Dal 7 all’11 novembre 2017 il Teatro Stabile di Catania ospita “Bestie di scena” di Emma Dante
Nella frenetica società odierna dove siamo sottoposti a continui stimoli sensoriali, Emma Dante immagina uno spettacolo basato sul silenzio. All’apparenza può sembrare un’idea semplice che però, date le premesse, impatta in maniera fortissima sullo spettatore diventando il primo e unico motivo di scalpore della mise en scene. La condizione di disagio nel pubblico è manifesta sin da subito, tanto che si cerca un rumore di fondo, un colpo di tosse, una chiacchiera, qualche risata per riempire il vuoto. Alla fine lo straniamento cesserà solo quando arriveranno dirompenti all’orecchio le note di “Only you”dei Platters.
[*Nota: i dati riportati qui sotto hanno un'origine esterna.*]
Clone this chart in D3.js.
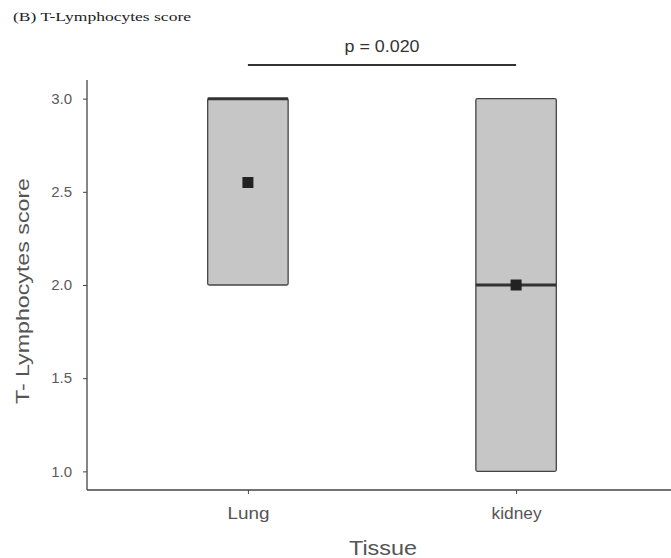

In “Bestie di scena”, infatti, non ci sono dialoghi né monologhi, ciò che prevale su tutto è la fisicità degli interpreti. Il tema cardine della pièce si sviluppa attorno a una riflessione, per cui la Dante concentra in 70 minuti di spettacolo l’evoluzione psicologica e la crescita, intesa come lavoro sul personaggio, di un gruppo d’attori sottoposti alle più dure prove fisiche. Un percorso nel quale l’interprete è ridotto a mera marionetta, così come la intendeva Craig, mentre un’entità superiore lo stimola continuamente attraverso l’interazione con oggetti che compaiono in scena, letteralmente lanciati dalle quinte.

Nel momento in cui entriamo in platea, il palcoscenico si presenta a noi privo di qualsiasi orpello, non ci sono scenografie né tanto meno oggetti di scena, solo dodici attori che si muovono nello spazio assorti nelle loro ripetitive azioni. Si stanno scaldando con un lungo e faticoso training, fatto di un progressivo dinamismo e da una coordinazione piacevole alla vista, ma è nel momento in cui subentra la stanchezza che ciascuno inizia a spogliarsi di ogni indumento. Ci troviamo di fronte a una metafora, quasi che nell’atto di denudarsi l’essere umano voglia eliminare dalla sua mente determinate sovrastrutture per fare spazio al personaggio.
Sebbene talvolta si usi il nudo come escamotage più che come necessità reale, in “Bestie di scena”questo elemento passa davvero in secondo piano, il corpo, infatti, è privato di ogni connotato sessuale ricoprendo invece la funzione di macchina perfetta, dove il fisico e la mente diventano un unicum a sostegno dell’interpretazione.
Nonostante la straordinaria bravura degli interpreti, a cui è richiesto un grande sforzo fisico e psicologico, e alla suggestione delle luci firmate da Cristian Zucaro, la mancanza di drammaturgia fa perdere il coinvolgimento emotivo del pubblico trasformando lo spettacolo in un mero esercizio d’improvvisazione, sebbene studiato in ogni singolo dettaglio.
Un’esperienza che nel complesso merita di essere vissuta ma con la consapevolezza che ciò a cui siamo chiamati è l’urgenza di una riflessione, che erompe nel momento stesso in cui si spengono gli applausi.